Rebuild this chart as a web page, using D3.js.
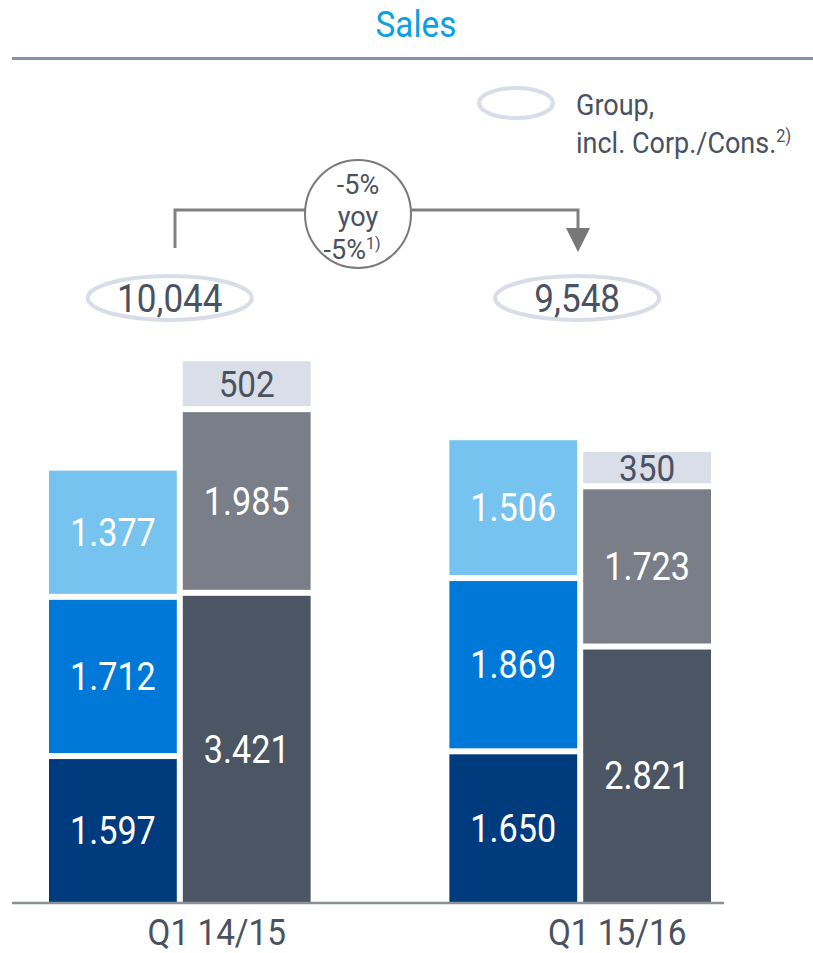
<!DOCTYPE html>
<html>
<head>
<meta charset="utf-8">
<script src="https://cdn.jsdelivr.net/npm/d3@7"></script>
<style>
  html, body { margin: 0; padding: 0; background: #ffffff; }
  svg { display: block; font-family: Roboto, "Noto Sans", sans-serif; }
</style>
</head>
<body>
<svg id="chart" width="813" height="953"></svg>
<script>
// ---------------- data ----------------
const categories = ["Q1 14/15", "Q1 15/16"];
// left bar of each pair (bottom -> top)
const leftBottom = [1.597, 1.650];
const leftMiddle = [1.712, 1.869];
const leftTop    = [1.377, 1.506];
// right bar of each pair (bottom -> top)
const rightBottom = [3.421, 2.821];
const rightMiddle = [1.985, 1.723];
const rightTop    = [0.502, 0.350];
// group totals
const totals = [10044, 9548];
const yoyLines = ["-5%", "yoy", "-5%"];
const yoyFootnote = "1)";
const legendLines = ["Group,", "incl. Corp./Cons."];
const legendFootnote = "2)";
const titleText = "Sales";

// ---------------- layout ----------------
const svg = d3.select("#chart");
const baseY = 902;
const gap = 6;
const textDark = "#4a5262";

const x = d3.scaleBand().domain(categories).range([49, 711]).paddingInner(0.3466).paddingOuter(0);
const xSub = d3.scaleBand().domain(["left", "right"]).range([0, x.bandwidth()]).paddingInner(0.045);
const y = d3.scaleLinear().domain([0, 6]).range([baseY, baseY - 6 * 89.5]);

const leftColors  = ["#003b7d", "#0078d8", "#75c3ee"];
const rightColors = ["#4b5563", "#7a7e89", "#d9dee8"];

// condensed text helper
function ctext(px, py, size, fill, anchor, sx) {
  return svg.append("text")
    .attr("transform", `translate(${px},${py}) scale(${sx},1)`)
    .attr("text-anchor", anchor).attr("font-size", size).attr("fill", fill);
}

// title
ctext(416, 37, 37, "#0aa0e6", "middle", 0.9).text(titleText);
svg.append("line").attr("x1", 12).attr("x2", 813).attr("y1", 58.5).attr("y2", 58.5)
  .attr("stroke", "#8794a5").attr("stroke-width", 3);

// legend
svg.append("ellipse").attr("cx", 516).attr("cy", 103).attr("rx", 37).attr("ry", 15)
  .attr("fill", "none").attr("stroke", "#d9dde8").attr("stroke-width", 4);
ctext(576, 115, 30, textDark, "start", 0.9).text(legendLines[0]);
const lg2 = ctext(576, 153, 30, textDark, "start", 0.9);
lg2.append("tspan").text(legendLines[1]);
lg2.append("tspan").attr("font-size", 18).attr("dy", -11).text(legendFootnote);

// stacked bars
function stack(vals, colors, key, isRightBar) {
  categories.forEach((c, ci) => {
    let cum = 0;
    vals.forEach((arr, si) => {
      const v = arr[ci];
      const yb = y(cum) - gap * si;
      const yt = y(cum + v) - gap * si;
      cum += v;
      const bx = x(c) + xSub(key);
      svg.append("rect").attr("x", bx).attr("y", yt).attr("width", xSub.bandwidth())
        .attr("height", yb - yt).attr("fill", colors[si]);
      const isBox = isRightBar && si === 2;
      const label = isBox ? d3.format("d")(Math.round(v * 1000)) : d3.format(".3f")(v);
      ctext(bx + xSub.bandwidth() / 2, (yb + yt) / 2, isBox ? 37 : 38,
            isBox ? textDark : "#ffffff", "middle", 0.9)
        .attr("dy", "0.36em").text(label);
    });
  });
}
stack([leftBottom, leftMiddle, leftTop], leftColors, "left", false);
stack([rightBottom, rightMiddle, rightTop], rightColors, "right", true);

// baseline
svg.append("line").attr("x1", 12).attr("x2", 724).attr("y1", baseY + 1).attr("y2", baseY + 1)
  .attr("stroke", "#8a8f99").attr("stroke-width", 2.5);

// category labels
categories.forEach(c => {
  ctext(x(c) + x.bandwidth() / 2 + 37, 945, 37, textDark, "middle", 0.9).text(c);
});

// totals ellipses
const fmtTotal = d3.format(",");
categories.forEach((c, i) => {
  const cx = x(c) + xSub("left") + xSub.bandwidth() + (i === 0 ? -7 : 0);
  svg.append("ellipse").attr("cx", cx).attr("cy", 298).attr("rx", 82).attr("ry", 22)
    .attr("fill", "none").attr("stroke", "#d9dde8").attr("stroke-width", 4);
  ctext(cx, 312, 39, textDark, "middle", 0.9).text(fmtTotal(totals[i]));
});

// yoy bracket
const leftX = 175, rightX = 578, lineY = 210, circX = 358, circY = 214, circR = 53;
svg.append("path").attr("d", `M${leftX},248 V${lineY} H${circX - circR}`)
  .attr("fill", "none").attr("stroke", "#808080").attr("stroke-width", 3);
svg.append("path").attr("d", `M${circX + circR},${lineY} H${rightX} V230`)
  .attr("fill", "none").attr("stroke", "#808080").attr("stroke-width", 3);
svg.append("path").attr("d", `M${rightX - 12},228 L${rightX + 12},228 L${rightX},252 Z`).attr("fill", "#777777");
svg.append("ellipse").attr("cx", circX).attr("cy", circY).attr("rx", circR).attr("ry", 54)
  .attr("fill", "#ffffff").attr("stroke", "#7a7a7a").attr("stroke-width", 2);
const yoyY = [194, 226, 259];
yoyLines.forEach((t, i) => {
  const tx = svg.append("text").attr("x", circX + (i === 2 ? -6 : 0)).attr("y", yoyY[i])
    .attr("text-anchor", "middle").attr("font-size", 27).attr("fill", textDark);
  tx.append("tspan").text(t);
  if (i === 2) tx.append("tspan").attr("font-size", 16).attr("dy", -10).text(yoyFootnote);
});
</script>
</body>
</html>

▶ _Task details_
Write out the material above once more, exactly as it reads, with no pictures.

▶ _Result below_
Rebuild this chart as a web page, using D3.js.
<!DOCTYPE html>
<html>
<head>
<meta charset="utf-8">
<script src="https://cdn.jsdelivr.net/npm/d3@7"></script>
<style>
  html, body { margin: 0; padding: 0; background: #ffffff; }
  svg { display: block; font-family: Roboto, "Noto Sans", sans-serif; }
</style>
</head>
<body>
<svg id="chart" width="813" height="953"></svg>
<script>
// ---------------- data ----------------
const categories = ["Q1 14/15", "Q1 15/16"];
// left bar of each pair (bottom -> top)
const leftBottom = [1.597, 1.650];
const leftMiddle = [1.712, 1.869];
const leftTop    = [1.377, 1.506];
// right bar of each pair (bottom -> top)
const rightBottom = [3.421, 2.821];
const rightMiddle = [1.985, 1.723];
const rightTop    = [0.502, 0.350];
// group totals
const totals = [10044, 9548];
const yoyLines = ["-5%", "yoy", "-5%"];
const yoyFootnote = "1)";
const legendLines = ["Group,", "incl. Corp./Cons."];
const legendFootnote = "2)";
const titleText = "Sales";

// ---------------- layout ----------------
const svg = d3.select("#chart");
const baseY = 902;
const gap = 6;
const textDark = "#4a5262";

const x = d3.scaleBand().domain(categories).range([49, 711]).paddingInner(0.3466).paddingOuter(0);
const xSub = d3.scaleBand().domain(["left", "right"]).range([0, x.bandwidth()]).paddingInner(0.045);
const y = d3.scaleLinear().domain([0, 6]).range([baseY, baseY - 6 * 89.5]);

const leftColors  = ["#003b7d", "#0078d8", "#75c3ee"];
const rightColors = ["#4b5563", "#7a7e89", "#d9dee8"];

// condensed text helper
function ctext(px, py, size, fill, anchor, sx) {
  return svg.append("text")
    .attr("transform", `translate(${px},${py}) scale(${sx},1)`)
    .attr("text-anchor", anchor).attr("font-size", size).attr("fill", fill);
}

// title
ctext(416, 37, 37, "#0aa0e6", "middle", 0.9).text(titleText);
svg.append("line").attr("x1", 12).attr("x2", 813).attr("y1", 58.5).attr("y2", 58.5)
  .attr("stroke", "#8794a5").attr("stroke-width", 3);

// legend
svg.append("ellipse").attr("cx", 516).attr("cy", 103).attr("rx", 37).attr("ry", 15)
  .attr("fill", "none").attr("stroke", "#d9dde8").attr("stroke-width", 4);
ctext(576, 115, 30, textDark, "start", 0.9).text(legendLines[0]);
const lg2 = ctext(576, 153, 30, textDark, "start", 0.9);
lg2.append("tspan").text(legendLines[1]);
lg2.append("tspan").attr("font-size", 18).attr("dy", -11).text(legendFootnote);

// stacked bars
function stack(vals, colors, key, isRightBar) {
  categories.forEach((c, ci) => {
    let cum = 0;
    vals.forEach((arr, si) => {
      const v = arr[ci];
      const yb = y(cum) - gap * si;
      const yt = y(cum + v) - gap * si;
      cum += v;
      const bx = x(c) + xSub(key);
      svg.append("rect").attr("x", bx).attr("y", yt).attr("width", xSub.bandwidth())
        .attr("height", yb - yt).attr("fill", colors[si]);
      const isBox = isRightBar && si === 2;
      const label = isBox ? d3.format("d")(Math.round(v * 1000)) : d3.format(".3f")(v);
      ctext(bx + xSub.bandwidth() / 2, (yb + yt) / 2, isBox ? 37 : 38,
            isBox ? textDark : "#ffffff", "middle", 0.9)
        .attr("dy", "0.36em").text(label);
    });
  });
}
stack([leftBottom, leftMiddle, leftTop], leftColors, "left", false);
stack([rightBottom, rightMiddle, rightTop], rightColors, "right", true);

// baseline
svg.append("line").attr("x1", 12).attr("x2", 724).attr("y1", baseY + 1).attr("y2", baseY + 1)
  .attr("stroke", "#8a8f99").attr("stroke-width", 2.5);

// category labels
categories.forEach(c => {
  ctext(x(c) + x.bandwidth() / 2 + 37, 945, 37, textDark, "middle", 0.9).text(c);
});

// totals ellipses
const fmtTotal = d3.format(",");
categories.forEach((c, i) => {
  const cx = x(c) + xSub("left") + xSub.bandwidth() + (i === 0 ? -7 : 0);
  svg.append("ellipse").attr("cx", cx).attr("cy", 298).attr("rx", 82).attr("ry", 22)
    .attr("fill", "none").attr("stroke", "#d9dde8").attr("stroke-width", 4);
  ctext(cx, 312, 39, textDark, "middle", 0.9).text(fmtTotal(totals[i]));
});

// yoy bracket
const leftX = 175, rightX = 578, lineY = 210, circX = 358, circY = 214, circR = 53;
svg.append("path").attr("d", `M${leftX},248 V${lineY} H${circX - circR}`)
  .attr("fill", "none").attr("stroke", "#808080").attr("stroke-width", 3);
svg.append("path").attr("d", `M${circX + circR},${lineY} H${rightX} V230`)
  .attr("fill", "none").attr("stroke", "#808080").attr("stroke-width", 3);
svg.append("path").attr("d", `M${rightX - 12},228 L${rightX + 12},228 L${rightX},252 Z`).attr("fill", "#777777");
svg.append("ellipse").attr("cx", circX).attr("cy", circY).attr("rx", circR).attr("ry", 54)
  .attr("fill", "#ffffff").attr("stroke", "#7a7a7a").attr("stroke-width", 2);
const yoyY = [194, 226, 259];
yoyLines.forEach((t, i) => {
  const tx = svg.append("text").attr("x", circX + (i === 2 ? -6 : 0)).attr("y", yoyY[i])
    .attr("text-anchor", "middle").attr("font-size", 27).attr("fill", textDark);
  tx.append("tspan").text(t);
  if (i === 2) tx.append("tspan").attr("font-size", 16).attr("dy", -10).text(yoyFootnote);
});
</script>
</body>
</html>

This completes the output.